Jesse Pinkman, Aaron Paul's character on "Breaking Bad," isn't a jittery, drug-addled dropout anymore.
He knows how to singlehandedly make the Southwest's best meth. He's saved drug kingpin Gus Fring and his ice-cold enforcer, Mike, from certain death. And he beat the tar out of his partner, Walter White, before teaming up with him again to kill Gus.
He also has a few hundred thousand dollars put away. So why doesn't he quit the meth game?
"Because Walter White has Jesse in the palm of his hand," says Paul, who won a supporting actor Emmy for the role. "And Walt knows just exactly how to manipulate Jesse to do whatever he wants."
The push-pull between Walt (Bryan Cranston) and Jesse is at the center of the show, which returns Sunday for its fifth and final season. Once Jesse was the glorified assistant. Now, Walt realizes that he couldn't have achieved his greatest victory without Jesse – even if he had to ruthlessly manipulate him into helping. We talked with Paul about Jesse's guilt complex, his need for a father figure, and saying "bitch" a lot.
You've said this season is "the craziest one yet." Can you pinpoint when things go crazy?
Aaron Paul: Well, Jesse dies in the third episode… No. It's a sprint until the final eight and the final eight are going to be just a bloodbath, I'm sure.
Do you know that for sure or is that just the direction things seem to be going in?
It's "Breaking Bad." I cannot imagine anything good happening. Nothing good ever happens. I have no idea what's going to happen. They keep us in the dark.
Without saying what it is, Jesse has a really good idea in the first episode. And it's almost ignored. But it's an idea that doesn't even occur to Walt even though it's in Walt's wheelhouse. What does that tell us about where Jesse is and where he's going?
I think it's a huge testament to where he is right now. Jesse is always willing to throw out ideas. But usually they didn't stick and didn't make sense. And now he throws out this idea that no one else is thinking of and it makes perfect sense. It shows that Jesse knows sometimes what he's talking about. And he's a huge player in this.
Why does Walt have so much pull over him?
Jesse has always strived for acceptance from a fatherly figure and he looks to Walt for that. And last season he looked to Mike for that. He just wants to make them proud.
That father-child bond seems sacred to him, the way he wants to protect kids.
Yeah. He does want to protect kids. He has a big heart. There's many shades to him.
You talked in a recent Nerdist Podcast interview about the number of people who come up to you and want you to call them "bitch" in character as Jesse. How often do you hear "bitch" screamed from passing cars or something?

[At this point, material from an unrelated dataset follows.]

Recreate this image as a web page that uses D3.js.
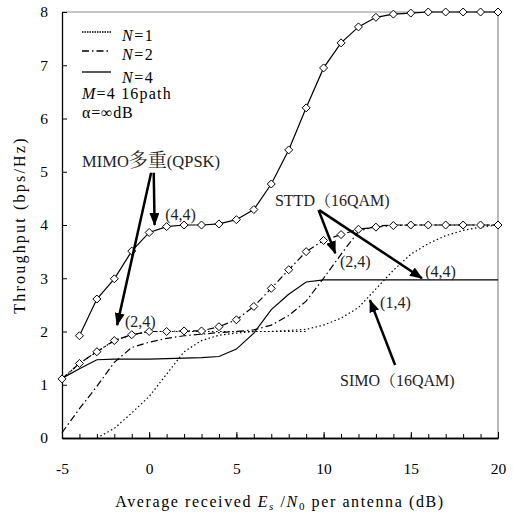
<!DOCTYPE html>
<html>
<head>
<meta charset="utf-8">
<script src="https://cdn.jsdelivr.net/npm/d3@7"></script>
<style>
  body { margin: 0; background: #fff; }
</style>
</head>
<body>
<div id="container"></div>
<script>
// x values (dB) for each series
let snrFull = [-5, -4, -3, -2, -1, 0, 1, 2, 3, 4, 5, 6, 7, 8, 9, 10, 11, 12, 13, 14, 15, 16, 17, 18, 19, 20];
let snrFrom4 = [-4, -3, -2, -1, 0, 1, 2, 3, 4, 5, 6, 7, 8, 9, 10, 11, 12, 13, 14, 15, 16, 17, 18, 19, 20];
let snrFrom3 = [-3, -2, -1, 0, 1, 2, 3, 4, 5, 6, 7, 8, 9, 10, 11, 12, 13, 14, 15, 16, 17, 18, 19, 20];
let snrTo9 = [-5, -4, -3, -2, -1, 0, 1, 2, 3, 4, 5, 6, 7, 8, 9];

// MIMO multiplexing (QPSK)
let mimoN4 = [1.92, 2.61, 2.99, 3.51, 3.86, 3.97, 4.0, 4.0, 4.02, 4.1, 4.29, 4.77, 5.41, 6.2, 6.95, 7.42, 7.72, 7.9, 7.96, 7.98, 8.0, 8.0, 8.0, 8.0, 8.0];
let mimoN2 = [1.11, 1.40, 1.62, 1.83, 1.94, 2.0, 2.0, 2.01, 2.01, 2.09, 2.22, 2.47, 2.81, 3.16, 3.5, 3.71, 3.82, 3.92, 3.96, 3.99, 4.0, 4.0, 4.0, 4.0, 4.0, 4.0];
let mimoN1 = [1.11, 1.40, 1.62, 1.83, 1.94, 2.0, 2.0, 2.0, 2.0, 2.0, 2.0, 2.0, 2.0, 2.0, 2.0];

// STTD / SIMO (16QAM)
let sttdN4 = [1.12, 1.3, 1.47, 1.48, 1.48, 1.48, 1.49, 1.5, 1.51, 1.53, 1.67, 1.97, 2.41, 2.7, 2.93, 2.97, 2.97, 2.97, 2.97, 2.97, 2.97, 2.97, 2.97, 2.97, 2.97, 2.97];
let sttdN2 = [0.1, 0.55, 0.97, 1.42, 1.7, 1.8, 1.87, 1.92, 1.95, 1.98, 2.0, 2.03, 2.12, 2.3, 2.57, 3.0, 3.45, 3.88, 3.98, 4.0, 4.0, 4.0, 4.0, 4.0, 4.0, 4.0];
let simoN1 = [0.0, 0.18, 0.47, 0.78, 1.2, 1.62, 1.83, 1.93, 1.97, 2.0, 2.0, 2.02, 2.04, 2.12, 2.25, 2.45, 2.8, 3.15, 3.45, 3.65, 3.8, 3.9, 3.96, 4.0];

// ticks
let xTicks = [-5, 0, 5, 10, 15, 20];
let yTicks = [0, 1, 2, 3, 4, 5, 6, 7, 8];
let legendLabels = ["1", "2", "4"];

let w = 513;
let h = 517;
let font = "Liberation Serif, Noto Serif CJK JP, serif";

let viz = d3.select("#container")
  .append("svg")
    .attr("width", w)
    .attr("height", h)
    .style("background-color", "white")
    .style("font-family", font)
;

let x = d3.scaleLinear().domain([-5, 20]).range([62, 498]);
let y = d3.scaleLinear().domain([0, 8]).range([438, 12]);

let dashes = {
  dot: "1.5,2.5",
  dashdot: "7,3,1.5,3",
  solid: null
};

let series = [
  { xs: snrFull, ys: sttdN2, dash: dashes.dashdot, marker: false },
  { xs: snrFrom3, ys: simoN1, dash: dashes.dot, marker: false },
  { xs: snrFull, ys: sttdN4, dash: dashes.solid, marker: false },
  { xs: snrTo9, ys: mimoN1, dash: dashes.dot, marker: false },
  { xs: snrFull, ys: mimoN2, dash: dashes.dashdot, marker: true },
  { xs: snrFrom4, ys: mimoN4, dash: dashes.solid, marker: true }
];

// frame top / right
viz.append("line")
    .attr("x1", x(-5)).attr("x2", x(20))
    .attr("y1", y(8)).attr("y2", y(8))
    .style("stroke", "#8c8c8c")
    .style("stroke-width", 1.2)
;
viz.append("line")
    .attr("x1", x(20)).attr("x2", x(20))
    .attr("y1", y(8)).attr("y2", y(0))
    .style("stroke", "#8c8c8c")
    .style("stroke-width", 1.2)
;

// axes
let xAxis = d3.axisBottom(x)
    .tickValues(xTicks)
    .tickSizeInner(-6)
    .tickSizeOuter(0)
    .tickPadding(25)
    .tickFormat(d => d);

let xMinor = d3.axisBottom(x)
    .tickValues(snrFull)
    .tickSizeInner(-4)
    .tickSizeOuter(0)
    .tickFormat("");

let yAxis = d3.axisLeft(y)
    .tickValues(yTicks)
    .tickSizeInner(-5)
    .tickSizeOuter(0)
    .tickPadding(14)
    .tickFormat(d => d);

let gxm = viz.append("g").attr("transform", "translate(0," + y(0) + ")").call(xMinor);
let gx = viz.append("g").attr("transform", "translate(0," + y(0) + ")").call(xAxis);
let gy = viz.append("g").attr("transform", "translate(" + x(-5) + ",0)").call(yAxis);

[gx, gy, gxm].forEach(g => {
  g.attr("font-family", font).attr("font-size", 15.5);
  g.selectAll("path.domain").style("stroke", "black").style("stroke-width", 1.3);
  g.selectAll(".tick line").style("stroke", "black").style("stroke-width", 1);
  g.selectAll("text").attr("fill", "black");
});

// curves
let line = d3.line()
    .x(d => x(d[0]))
    .y(d => y(d[1]));

series.forEach(s => {
  let pts = s.xs.map((v, i) => [v, s.ys[i]]);
  viz.append("path")
      .datum(pts)
      .attr("d", line)
      .attr("fill", "none")
      .style("stroke", "black")
      .style("stroke-width", 1.2)
      .style("stroke-dasharray", s.dash)
  ;
  if (s.marker) {
    viz.append("g")
      .selectAll("path")
      .data(pts)
      .enter()
      .append("path")
        .attr("d", "M 0 -4 L 4 0 L 0 4 L -4 0 Z")
        .attr("transform", d => "translate(" + x(d[0]) + "," + y(d[1]) + ")")
        .attr("fill", "white")
        .style("stroke", "black")
        .style("stroke-width", 1)
    ;
  }
});

// legend
let legendDash = ["1.5,1", dashes.dashdot, dashes.solid];
let legendLineY = [32, 51, 72];
let legendTextY = [41, 60, 83];
legendLabels.forEach((lab, i) => {
  viz.append("line")
      .attr("x1", 82).attr("x2", 111)
      .attr("y1", legendLineY[i]).attr("y2", legendLineY[i])
      .style("stroke", "black")
      .style("stroke-width", 1.3)
      .style("stroke-dasharray", legendDash[i])
  ;
  let t = viz.append("text")
      .attr("x", 122)
      .attr("y", legendTextY[i])
      .style("font-size", "16px")
      .style("letter-spacing", "1.5px");
  t.append("tspan").text("N").style("font-style", "italic");
  t.append("tspan").text("=" + lab);
});

let mText = viz.append("text")
    .attr("x", 82).attr("y", 99)
    .style("font-size", "16px")
    .style("letter-spacing", "1.2px");
mText.append("tspan").text("M").style("font-style", "italic");
mText.append("tspan").text("=4 16path");

viz.append("text")
    .text("α=∞dB")
    .attr("x", 82).attr("y", 118)
    .style("font-size", "16px")
    .style("letter-spacing", "0.8px")
;

// axis titles
viz.append("text")
    .text("Throughput (bps/Hz)")
    .attr("transform", "translate(25," + y(4) + ") rotate(-90)")
    .attr("text-anchor", "middle")
    .style("font-size", "16px")
    .style("letter-spacing", "2.2px")
;

let xt = viz.append("text")
    .attr("x", (x(-5) + x(20)) / 2)
    .attr("y", 507)
    .attr("text-anchor", "middle")
    .style("font-size", "16px")
    .style("letter-spacing", "1.6px");
xt.append("tspan").text("Average received ");
xt.append("tspan").text("E").style("font-style", "italic");
xt.append("tspan").text("s").style("font-style", "italic").style("font-size", "11px").attr("dy", 3);
xt.append("tspan").text(" /").attr("dy", -3);
xt.append("tspan").text("N").style("font-style", "italic");
xt.append("tspan").text("0").style("font-size", "11px").attr("dy", 3);
xt.append("tspan").text(" per antenna (dB)").attr("dy", -3);

// annotations
viz.append("defs").append("marker")
    .attr("id", "head")
    .attr("markerUnits", "userSpaceOnUse")
    .attr("viewBox", "0 0 13 10")
    .attr("refX", 12)
    .attr("refY", 5)
    .attr("markerWidth", 13)
    .attr("markerHeight", 10)
    .attr("orient", "auto")
  .append("path")
    .attr("d", "M 0 0 L 13 5 L 0 10 Z")
    .attr("fill", "black")
;

let arrows = [
  [[0.26, 4.98], [0.31, 4.0]],
  [[0.11, 4.98], [-1.84, 2.12]],
  [[9.71, 4.28], [10.67, 3.47]],
  [[9.75, 4.28], [15.64, 3.0]],
  [[14.1, 1.37], [12.66, 2.59]]
];
arrows.forEach(a => {
  viz.append("line")
      .attr("x1", x(a[0][0])).attr("y1", y(a[0][1]))
      .attr("x2", x(a[1][0])).attr("y2", y(a[1][1]))
      .style("stroke", "black")
      .style("stroke-width", 2.5)
      .attr("marker-end", "url(#head)")
  ;
});

// MIMO label with larger kanji
let mimoT = viz.append("text")
    .attr("x", x(-3.85))
    .attr("y", y(5.09))
    .style("font-size", "16.5px")
    .attr("fill", "#222");
mimoT.append("tspan").text("MIMO");
mimoT.append("tspan").text("多重").style("font-size", "19px");
mimoT.append("tspan").text("(QPSK)");

let notes = [
  ["(4,4)", 0.92, 4.09],
  ["(2,4)", -1.39, 2.09],
  ["STTD（16QAM)", 7.21, 4.36],
  ["(2,4)", 10.94, 3.21],
  ["(4,4)", 15.83, 3.02],
  ["(1,4)", 13.24, 2.44],
  ["SIMO（16QAM)", 10.94, 0.98]
];
notes.forEach(n => {
  viz.append("text")
      .text(n[0])
      .attr("x", x(n[1]))
      .attr("y", y(n[2]))
      .style("font-size", "16px")
      .attr("fill", "#222")
  ;
});
</script>
</body>
</html>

Almost on a day-to-day basis, to be honest. I don't ever use that word in my day-to-day life. But so many people ask me to call them bitch. Or say, "Please call my wife a bitch!" It's so funny. I think this is the first and only time where a human being can call someone that and it's okay. It's fascinating to me.
Was "bitch" an ad-lib on your part, or was that the writers?
That was definitely the writers. 99.9 percent of all the "bitches" are scripted.
Do you think that's his ultimate insult?
It's not even an insult. It's just part of his dialogue : "Yeah, bitch!" … It's all about the way he says it. It can mean, "We've succeeded," or "We've accomplished something."
Jesse has really good at everything. He can make the meth himself, he saved Mike and Gus's lives last season, he kicked Walt's ass. He's really in a position of strength.
Finally. In season three he was trying to convince himself that he was the bad guy because he had all this guilt about Jane dying. At the end of season 3 he had proved that he was the bad guy because he murdered Gale, the nicest guy ever on "Breaking Bad." And then last season he was just completely lost and confused. And finally this season he's getting his footing and he's stable. He's in a strength position. But in "Breaking Bad" it keeps heading in one direction and then it veers off.
It seems like guilt is the only thing holding him back. And if he gets past it he can out-Walter White Walter White.
Exactly. And this season Walter White's hardly even there. Heisenberg has completely taken over.
The season 5 premiere of "Breaking Bad" airs Sunday at 10/9c on AMC.